One of the greatest protections guaranteed to you by the Fourth Amendment is your freedom from warrantless searches unless they fit within a handful of exceptions. However, prosecutors and law enforcement continually try to squeeze everything they can into those exceptions, and judges don’t want to seem “soft on crime,” so they allow it to happen.
An excellent example of this in action comes from a recent case from upstate New York, where an appeals court just rubber stamped a juvenile’s agreement to let police search him, as a part of his probation.
Teen’s Probation Included Agreement to Consent to Searches
In New York v. King, a 16-year-old with a history of drug and alcohol abuse pled guilty to a charge of attempted sexual abuse. Importantly, the charge he pled guilty to included allegations that he’d exposed his 10-year-old victim to pornography and drugs. During the sentencing phase of his trial, the defendant agreed to conditions attached to his probation.
One of these conditions was that the boy, who was still underage at the time of the appeal court’s decision, sign an agreement to waive his Fourth Amendment rights and allow law enforcement to search him, his home, and his belongings for evidence of a similar crime he’d been convicted for. This effectively gave the police his consent to search whenever they wanted, without having to go through the process of getting a warrant.
Appeals Court Finds Agreement Reasonable
Unfortunately, the court of appeals that heard the case decided that this probation condition was perfectly reasonable: It was “properly circumscribed to specified types of searches,” and was thus “tailored to suit defendant and reasonably related to his rehabilitation.”
Another Slippery Slope of Consent Searches
King is reminiscent of another case from Louisiana, dealing with how consent searches are made and what they include.
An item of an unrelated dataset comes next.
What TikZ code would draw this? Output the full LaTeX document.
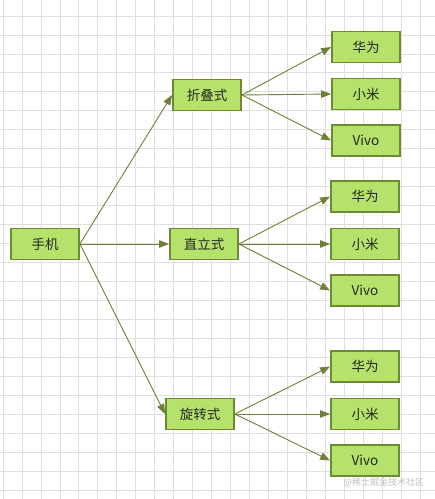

That case had dealt with the scope of consent searches and began with police asking if they could search a car, but ended with them cutting open vacuum-sealed packages of fish.
The common element is where consent begins, and where it ends. The boy in King just consented to basically anything that the police choose to do in order to get probation. The result allows police free rein to bother him in his personal life and step all over the rights that everyone else is left to enjoy. According to the courts, though, making the teenager effectively a second-class citizen was fine because those searches were somehow related to the crime he had already done time for.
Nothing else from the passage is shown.